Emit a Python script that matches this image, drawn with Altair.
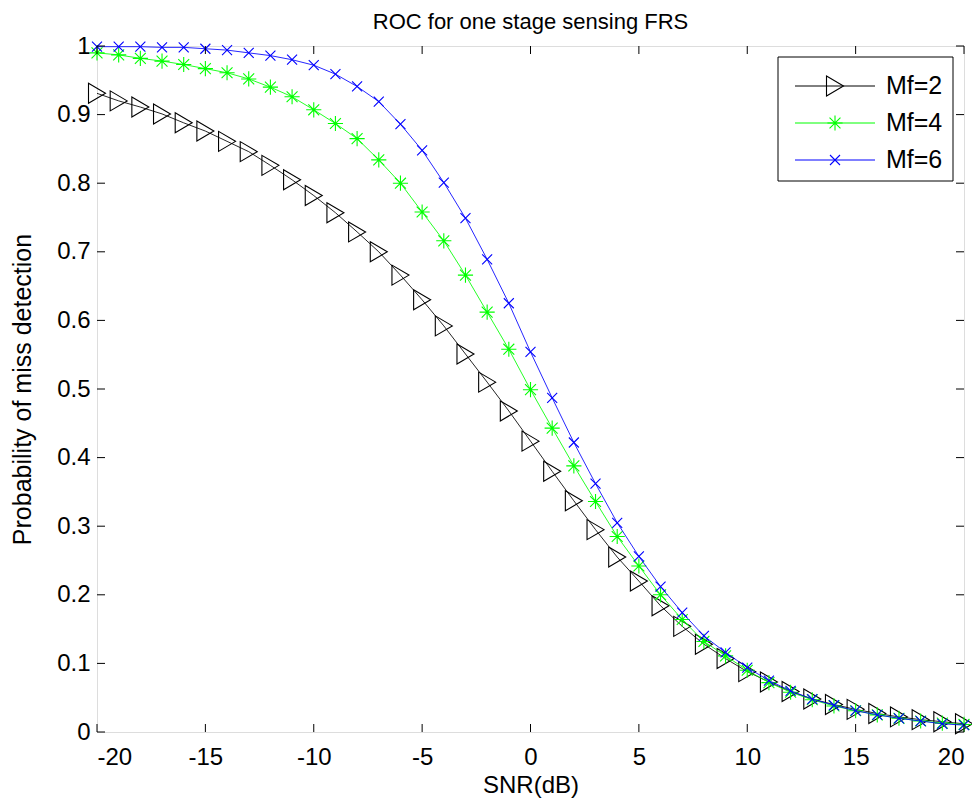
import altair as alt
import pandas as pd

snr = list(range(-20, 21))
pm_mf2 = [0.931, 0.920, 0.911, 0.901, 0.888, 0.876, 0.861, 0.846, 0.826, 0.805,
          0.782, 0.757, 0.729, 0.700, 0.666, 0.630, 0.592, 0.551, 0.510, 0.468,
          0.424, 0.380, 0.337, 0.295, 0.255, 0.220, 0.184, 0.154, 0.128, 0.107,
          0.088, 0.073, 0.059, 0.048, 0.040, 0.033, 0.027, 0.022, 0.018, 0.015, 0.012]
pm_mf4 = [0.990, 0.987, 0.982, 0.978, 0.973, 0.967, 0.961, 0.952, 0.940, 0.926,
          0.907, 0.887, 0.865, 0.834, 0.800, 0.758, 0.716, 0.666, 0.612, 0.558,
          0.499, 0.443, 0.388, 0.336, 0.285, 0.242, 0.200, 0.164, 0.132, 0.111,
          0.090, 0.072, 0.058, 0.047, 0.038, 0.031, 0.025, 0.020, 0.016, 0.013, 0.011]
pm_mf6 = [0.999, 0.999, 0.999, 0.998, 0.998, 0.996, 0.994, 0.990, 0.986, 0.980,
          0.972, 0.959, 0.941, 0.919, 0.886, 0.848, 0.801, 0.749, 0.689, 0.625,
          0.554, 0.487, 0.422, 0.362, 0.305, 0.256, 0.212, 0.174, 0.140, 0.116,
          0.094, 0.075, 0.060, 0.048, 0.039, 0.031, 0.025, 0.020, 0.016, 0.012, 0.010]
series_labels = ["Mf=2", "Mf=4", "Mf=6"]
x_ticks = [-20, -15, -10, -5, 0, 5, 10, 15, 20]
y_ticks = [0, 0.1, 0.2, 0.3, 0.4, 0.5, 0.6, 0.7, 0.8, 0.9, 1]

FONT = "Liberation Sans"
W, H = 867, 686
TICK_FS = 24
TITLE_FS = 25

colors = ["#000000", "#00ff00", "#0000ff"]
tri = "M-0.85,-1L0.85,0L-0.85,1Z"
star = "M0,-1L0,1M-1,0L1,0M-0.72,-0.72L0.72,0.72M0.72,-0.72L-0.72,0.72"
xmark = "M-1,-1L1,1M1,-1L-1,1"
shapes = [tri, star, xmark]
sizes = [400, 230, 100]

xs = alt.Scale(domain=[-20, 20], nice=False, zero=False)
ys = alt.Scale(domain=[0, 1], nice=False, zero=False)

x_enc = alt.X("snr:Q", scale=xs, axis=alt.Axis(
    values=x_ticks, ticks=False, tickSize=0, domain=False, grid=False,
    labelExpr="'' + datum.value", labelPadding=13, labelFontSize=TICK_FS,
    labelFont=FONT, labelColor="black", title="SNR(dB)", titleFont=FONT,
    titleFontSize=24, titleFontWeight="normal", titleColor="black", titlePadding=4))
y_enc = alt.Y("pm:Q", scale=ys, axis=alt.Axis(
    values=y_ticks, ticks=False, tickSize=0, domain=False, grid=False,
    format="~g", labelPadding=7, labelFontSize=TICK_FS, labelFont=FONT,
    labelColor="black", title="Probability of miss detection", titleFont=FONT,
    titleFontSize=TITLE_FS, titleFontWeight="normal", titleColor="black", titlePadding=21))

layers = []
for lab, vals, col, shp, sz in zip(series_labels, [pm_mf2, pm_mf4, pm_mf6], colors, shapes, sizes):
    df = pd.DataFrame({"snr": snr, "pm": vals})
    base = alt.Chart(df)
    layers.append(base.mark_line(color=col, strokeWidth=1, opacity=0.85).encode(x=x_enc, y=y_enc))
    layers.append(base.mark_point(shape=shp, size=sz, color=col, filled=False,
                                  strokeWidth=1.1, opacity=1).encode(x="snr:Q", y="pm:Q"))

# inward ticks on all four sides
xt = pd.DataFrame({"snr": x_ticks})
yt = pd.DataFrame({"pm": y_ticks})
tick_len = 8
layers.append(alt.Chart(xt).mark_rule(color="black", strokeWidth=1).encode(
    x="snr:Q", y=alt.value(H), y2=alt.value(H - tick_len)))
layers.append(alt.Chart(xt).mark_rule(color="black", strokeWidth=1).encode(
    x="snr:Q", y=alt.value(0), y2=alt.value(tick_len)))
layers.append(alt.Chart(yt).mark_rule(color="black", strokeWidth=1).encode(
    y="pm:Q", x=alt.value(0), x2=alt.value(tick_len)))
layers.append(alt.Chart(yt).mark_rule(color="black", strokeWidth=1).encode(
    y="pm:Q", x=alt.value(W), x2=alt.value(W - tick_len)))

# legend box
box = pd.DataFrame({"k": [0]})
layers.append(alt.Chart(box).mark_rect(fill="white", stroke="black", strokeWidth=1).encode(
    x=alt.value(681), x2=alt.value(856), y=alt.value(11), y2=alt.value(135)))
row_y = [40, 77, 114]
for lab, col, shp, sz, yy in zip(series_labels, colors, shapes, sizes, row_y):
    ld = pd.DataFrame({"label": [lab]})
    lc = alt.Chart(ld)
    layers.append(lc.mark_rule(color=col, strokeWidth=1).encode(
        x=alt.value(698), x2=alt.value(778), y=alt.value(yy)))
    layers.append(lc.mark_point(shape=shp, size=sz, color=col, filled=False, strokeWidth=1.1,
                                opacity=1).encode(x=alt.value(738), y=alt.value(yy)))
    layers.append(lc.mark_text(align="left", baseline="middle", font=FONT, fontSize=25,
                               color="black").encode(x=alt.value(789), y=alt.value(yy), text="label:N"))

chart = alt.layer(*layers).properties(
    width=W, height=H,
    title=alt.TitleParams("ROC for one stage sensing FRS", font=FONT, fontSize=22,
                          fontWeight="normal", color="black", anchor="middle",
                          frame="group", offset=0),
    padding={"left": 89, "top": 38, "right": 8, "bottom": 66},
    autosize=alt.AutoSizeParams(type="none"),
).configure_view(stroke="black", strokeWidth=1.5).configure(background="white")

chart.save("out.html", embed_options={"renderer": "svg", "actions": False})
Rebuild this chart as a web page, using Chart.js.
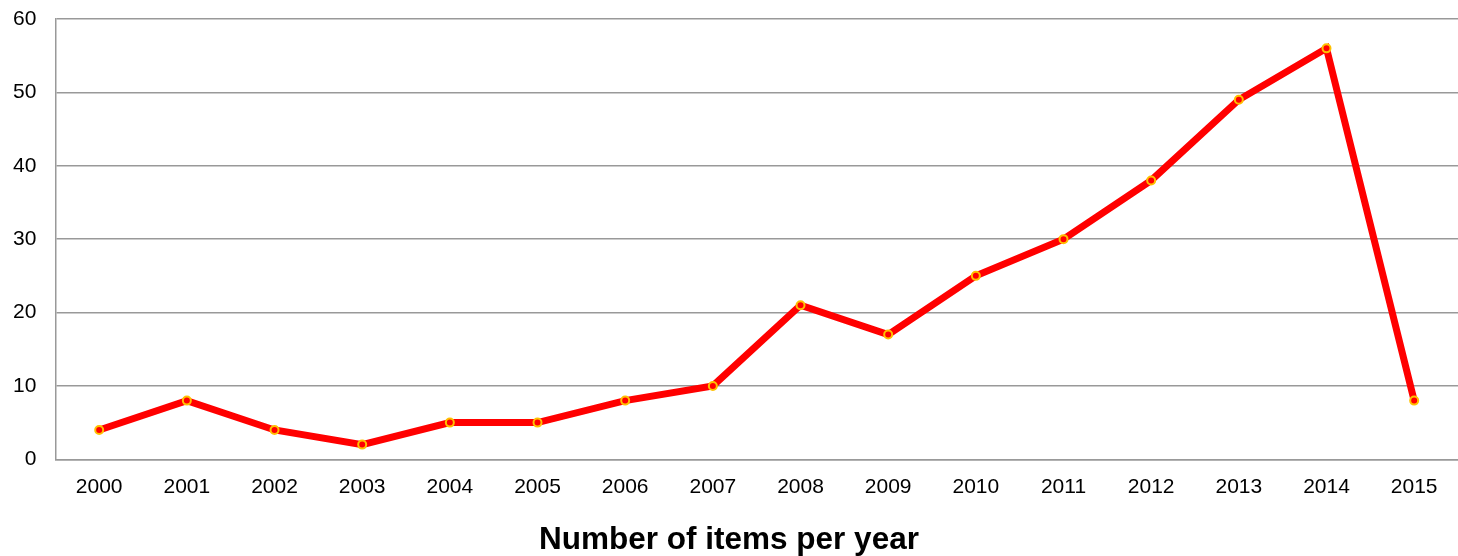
*****
PROBLEM TO WORK ON:
Make an exact copy of the lines from the top of the material through the line with "import pandas as pd", pictures excluded.

TASK RESPONSE:
Emit a Python script that matches this image, drawn with Altair.
import altair as alt
import pandas as pd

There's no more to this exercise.